Male hand showing light bulb with a graduation cap symbol. Education

College Reformers Have Ideas. Calbright Is Proving They Work

If someone were to reinvent college to better support students from all walks of life, what would work? What changes would help?

Writing in Inside Higher Ed, Steven Mintz author of The Learning-Centered University: Making College a More Developmental, Transformational and Equitable Experience, offers 10 ideas. They range from making colleges more career focused to creating different kinds of assessments, offering holistic student support services, and developing asynchronous classes that students can take on their own schedules.  

We’ve got good news: Calbright is already doing nine of these suggestions. And they’re working.

Making College More Accessible, And More Supportive, To More People

Here are Mintz 10 recommendations:

  1. Institute bridge programs, a robust new student orientation and first-year learning communities with a thematic or career focus and an academic success component to better acclimate today’s diverse undergraduates to college life, nurture their study skills, instill a sense of belonging and assist them in major and career exploration.
  2. Design a general education curriculum that ensures that all undergraduates acquire the fluencies in the arts and humanities; social science methods, theories and findings; and the frontiers of science expected of a college graduate.
  3. Implement block schedules and introduce more highly interactive hybrid and synchronous online classes to better accommodate students who work, commute and care for others.
  4. Infuse essential skills development—in such areas as written and oral communication and quantitative and statistical literacy—across the curriculum.
  5. Incentivize faculty to prioritize mentoring, engage in interdisciplinary collaboration and adopt innovative pedagogies that involve active, experiential and inquiry-, problem- and project-based learning. 
  6. Create integrated degree pathways that consist of synergistic courses that emphasize professional identity formation and are aligned with students’ postgraduation career aspirations.
  7. Promote assessment practices that are formative and diagnostic, allowing for timely interventions; that foster a deeper understanding of the material and enhance critical thinking skills; that are authentic, asking students to apply what they’ve learned in real-world or simulated scenarios; that encourage students to evaluate their own work against established criteria to foster self-regulation, reflection and lifelong learning skills; and that provide regular, substantive constructive and actionable feedback.
  8. Embed career preparation throughout the undergraduate experience to ensure that graduates are job ready.
  9. Make a greater commitment to equity by promoting inclusive student success in highly demanding fields of study. 
  10. Offer more holistic, comprehensive and proactive support services to better address students’ academic success and personal well-being.

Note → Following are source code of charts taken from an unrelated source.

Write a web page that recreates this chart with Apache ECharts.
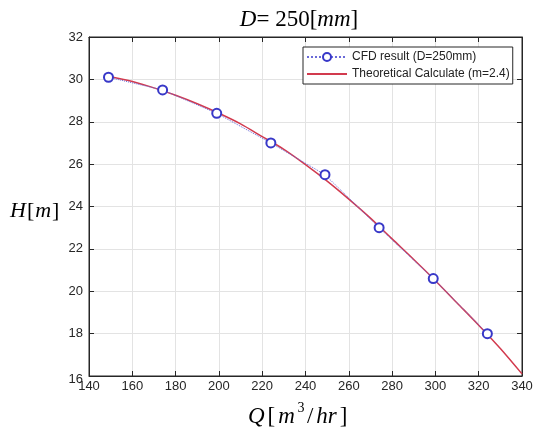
<!DOCTYPE html>
<html>
<head>
<meta charset="utf-8">
<script src="https://cdn.jsdelivr.net/npm/echarts@6/dist/echarts.min.js"></script>
<style>
  html, body { margin: 0; padding: 0; background: #fff; }
  #chart { width: 537px; height: 434px; }
</style>
</head>
<body>
<div id="chart"></div>
<script>
// CFD results for the D = 250 mm impeller
const cfdFlow = [149, 174, 199, 224, 249, 274, 299, 324];
const cfdHead = [30.1, 29.5, 28.4, 27.0, 25.5, 23.0, 20.6, 18.0];

// Theoretical head curve (m = 2.4)
const theoryFlow = [150, 160, 170, 180, 190, 200, 210, 220, 230, 240, 250, 260, 270, 280, 290, 300, 310, 320, 330, 340];
const theoryHead = [30.12, 29.9, 29.6, 29.25, 28.85, 28.4, 27.9, 27.3, 26.7, 25.98, 25.2, 24.35, 23.45, 22.47, 21.5, 20.5, 19.45, 18.4, 17.3, 16.1];

// Axis ranges and tick steps
const xRange = [140, 340], xStep = 20;
const yRange = [16, 32], yStep = 2;

const seriesNames = ['CFD result (D=250mm)', 'Theoretical Calculate (m=2.4)'];

const pair = (xs, ys) => xs.map((x, i) => [x, ys[i]]);

const serif = 'Liberation Serif';
// rich-text styles for math-style labels: italic symbols, upright brackets/numbers
const mathRich = (size, gap) => ({
  i: { fontFamily: serif, fontStyle: 'italic', fontWeight: 'normal', fontSize: size, color: '#000', padding: [0, gap, 0, gap] },
  n: { fontFamily: serif, fontWeight: 'normal', fontSize: size, color: '#000', padding: [0, gap, 0, gap] },
  sup: { fontFamily: serif, fontWeight: 'normal', fontSize: Math.round(size * 0.62), color: '#000', verticalAlign: 'top', padding: [0, 1, Math.round(size * 0.75), 1] }
});

const tickFont = { fontFamily: 'Liberation Sans', fontSize: 13, color: '#262626' };

const chart = echarts.init(document.getElementById('chart'), null, { renderer: 'canvas' });

chart.setOption({
  animation: false,
  backgroundColor: '#fff',
  grid: { left: 89, right: 15, top: 37, bottom: 58, show: true, borderColor: '#262626', borderWidth: 1, backgroundColor: 'transparent' },
  title: {
    text: '{i|D}{n|= 250[}{i|mm}{n|]}',
    left: 294, top: 3, textAlign: 'center',
    textStyle: { fontWeight: 'normal', rich: mathRich(23, 0) }
  },
  legend: {
    orient: 'vertical',
    left: 303, top: 47,
    itemWidth: 40, itemHeight: 10, itemGap: 5,
    padding: [4, 3, 4, 3],
    borderColor: '#262626', borderWidth: 1, backgroundColor: '#fff',
    textStyle: { fontFamily: 'Liberation Sans', fontSize: 12, color: '#222' },
    data: [
      { name: seriesNames[0] },
      { name: seriesNames[1], itemStyle: { opacity: 0 } }
    ]
  },
  xAxis: [{
    type: 'value', min: xRange[0], max: xRange[1], interval: xStep,
    axisLine: { show: true, lineStyle: { color: '#262626' } },
    axisTick: { show: true, inside: true, length: 5, lineStyle: { color: '#262626' } },
    axisLabel: Object.assign({ margin: 4 }, tickFont),
    splitLine: { show: true, lineStyle: { color: '#e3e3e3', width: 1 } }
  }, {
    type: 'value', position: 'top', min: xRange[0], max: xRange[1], interval: xStep,
    axisLine: { show: true, lineStyle: { color: '#262626' } },
    axisTick: { show: true, inside: true, length: 5, lineStyle: { color: '#262626' } },
    axisLabel: { show: false }, splitLine: { show: false }
  }],
  yAxis: [{
    type: 'value', min: yRange[0], max: yRange[1], interval: yStep,
    axisLine: { show: true, lineStyle: { color: '#262626' } },
    axisTick: { show: true, inside: true, length: 5, lineStyle: { color: '#262626' } },
    axisLabel: Object.assign({
      margin: 6,
      formatter: (v) => v === yRange[0] ? '{low|' + v + '}' : String(v),
      rich: { low: Object.assign({ padding: [7, 0, 0, 0] }, tickFont) }
    }, tickFont),
    splitLine: { show: true, lineStyle: { color: '#e3e3e3', width: 1 } }
  }, {
    type: 'value', position: 'right', min: yRange[0], max: yRange[1], interval: yStep,
    axisLine: { show: true, lineStyle: { color: '#262626' } },
    axisTick: { show: true, inside: true, length: 5, lineStyle: { color: '#262626' } },
    axisLabel: { show: false }, splitLine: { show: false }
  }],
  graphic: [{
    type: 'text', left: 10, top: 200,
    style: { text: '{i|H}{n|[}{i|m}{n|]}', rich: mathRich(22, 0.5) }
  }, {
    type: 'text', left: 248, top: 401,
    style: { text: '{i|Q}{n|[}{i|m}{sup|3}{n|/}{i|hr}{n|]}', rich: mathRich(23, 1.5) }
  }],
  series: [{
    name: seriesNames[0],
    type: 'line',
    data: pair(cfdFlow, cfdHead),
    symbol: 'emptyCircle', symbolSize: 9,
    lineStyle: { type: 'dotted', color: '#6a6ad8', width: 1 },
    itemStyle: { color: '#3838c8', borderColor: '#3838c8', borderWidth: 1.5 },
    z: 3
  }, {
    name: seriesNames[1],
    type: 'line',
    data: pair(theoryFlow, theoryHead),
    smooth: 0.3,
    showSymbol: false, symbol: 'none',
    lineStyle: { color: '#d23a4e', width: 1.5 },
    itemStyle: { color: '#d23a4e' },
    z: 2
  }]
});
</script>
</body>
</html>
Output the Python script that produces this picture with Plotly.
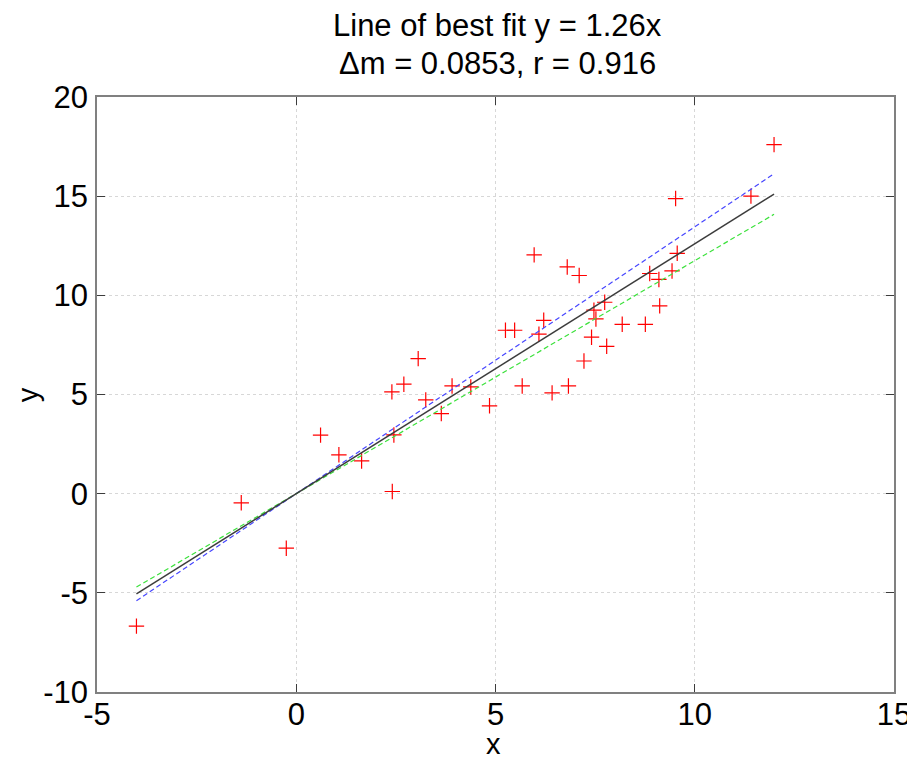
import plotly.graph_objects as go

# data
x_data = [-4.01, -1.38, -0.25, 0.61, 1.07, 1.64, 2.41, 2.45, 2.40, 2.70,
          3.06, 3.25, 3.64, 3.91, 4.38, 4.85, 5.25, 5.48, 5.67, 5.97,
          6.09, 6.21, 6.42, 6.80, 6.83, 7.10, 7.22, 7.41, 7.47, 7.52,
          7.74, 7.79, 8.18, 8.76, 8.87, 9.10, 9.12, 9.43, 9.52, 9.56,
          11.41, 11.99]
y_data = [-6.68, -0.46, -2.75, 2.95, 1.96, 1.65, 0.11, 2.96, 5.13, 5.52,
          6.81, 4.73, 4.04, 5.43, 5.38, 4.43, 8.24, 8.24, 5.43, 12.04,
          8.04, 8.74, 5.08, 11.43, 5.43, 11.00, 6.69, 7.89, 9.25, 8.81,
          9.65, 7.43, 8.54, 8.54, 11.10, 10.80, 9.47, 11.23, 14.88, 12.12,
          15.00, 17.60]

slope = 1.26
delta_m = 0.0853
r_value = 0.916

x_ticks = [-5, 0, 5, 10, 15]
x_tick_labels = ["-5", "0", "5", "10", "15"]
y_ticks = [-10, -5, 0, 5, 10, 15, 20]
y_tick_labels = ["-10", "-5", "0", "5", "10", "15", "20"]

x_line = [min(x_data), max(x_data)]

FONT = "Liberation Sans, Arial, Helvetica, sans-serif"

fig = go.Figure()

fig.add_trace(go.Scatter(
    x=x_data, y=y_data, mode="markers",
    marker=dict(symbol="cross-thin-open", size=11, color="red",
                line=dict(color="red", width=1.2)),
    showlegend=False))

fig.add_trace(go.Scatter(
    x=x_line, y=[(slope + delta_m) * v for v in x_line], mode="lines",
    line=dict(color="rgb(70,70,255)", width=1.2, dash="5px,3px"),
    showlegend=False))
fig.add_trace(go.Scatter(
    x=x_line, y=[(slope - delta_m) * v for v in x_line], mode="lines",
    line=dict(color="rgb(60,225,60)", width=1.2, dash="5px,3px"),
    showlegend=False))
fig.add_trace(go.Scatter(
    x=x_line, y=[slope * v for v in x_line], mode="lines",
    line=dict(color="rgb(60,60,60)", width=1.5),
    showlegend=False))

axis_common = dict(
    showline=True, linecolor="rgb(128,128,128)", linewidth=1.5,
    mirror="ticks", ticks="inside", ticklen=8, tickwidth=1.2,
    tickcolor="rgb(60,60,60)",
    showgrid=True, gridcolor="rgb(215,215,215)", griddash="dot", gridwidth=1,
    zeroline=False, automargin=False,
    tickfont=dict(family=FONT, size=31, color="black"),
)

fig.update_xaxes(range=[-5, 15], tickvals=x_ticks, ticktext=x_tick_labels,
                 ticklabelstandoff=-6, **axis_common)
fig.update_yaxes(range=[-10, 20], tickvals=y_ticks, ticktext=y_tick_labels,
                 ticklabelstandoff=1, **axis_common)

label_font = dict(family=FONT, size=29, color="black")
fig.update_layout(
    width=907, height=753,
    margin=dict(l=89, r=21, t=89, b=69),
    plot_bgcolor="white", paper_bgcolor="white",
    annotations=[
        dict(text=f"Line of best fit y = {slope}x", xref="paper", yref="paper",
             x=0.502, y=1.121, xanchor="center", yanchor="middle",
             showarrow=False, font=dict(family=FONT, size=31, color="black")),
        dict(text=f"\u0394m = {delta_m}, r = {r_value}", xref="paper", yref="paper",
             x=0.502, y=1.057, xanchor="center", yanchor="middle",
             showarrow=False, font=dict(family=FONT, size=31, color="black")),
        dict(text="x", xref="paper", yref="paper", x=0.498, y=-0.087,
             xanchor="center", yanchor="middle", showarrow=False, font=label_font),
        dict(text="y", xref="paper", yref="paper", x=-0.087, y=0.5,
             xanchor="center", yanchor="middle", textangle=-90,
             showarrow=False, font=label_font),
    ],
)

fig.write_html("out.html")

Calbright’s curriculum is solely focused on workforce-based skills. So the only recommendation we have yet to fulfill is number two: creating a robust general education curriculum. That’s a good idea for traditional four year colleges, and maybe even conventional community colleges, but Calbright is intensely career focused for working adults. Everything we do is designed to help our students get the specific skills they need to get a better job (or a promotion at their current one), and thrive in the workplace, as soon as possible. We teach career oriented “soft skills” that are in-demand across California’s labor market.

We have implemented every other one of these recommendations, and we are constantly iterating and improving based on our students’ needs and feedback.

And we’re proving that they work.

Calbright Is An Innovation Lab To Reinvent College

Calbright is able to implement Mintz’s recommendations because we’re not a traditional college. We are a fully accredited, public, online community college that uses a Competency-Based Education model. We are career focused. Instead of traditional degrees, we offer certificates in key skills that upwardly mobile industries are hiring for.

This means that every adult Californian with a high school diploma or equivalent is accepted – no drama, no confusion, all they have to do is apply. It means that every student has a team of support specialists, who get to know them personally, on their side as they study. It means students take classes that are focused on the careers they want: that’s all they study, and they can finish in less than a year. Sometimes much less. It means that students study at their own pace, on their own schedules, wherever they are. It means that students can keep trying until they learn the skills they need to, with no penalty. It means Calbright is currently free, so there’s no student debt.

We know this works, because our enrollment has gone up significantly, our student body is far more diverse than most colleges, more students are completing their coursework, and alumni surveys show that more than half our students say that they see improvements in their careers as a result of their time at Calbright – and it cost them nothing.

College can be reinvented to work for more people. We have the plan, and we’re proving it works.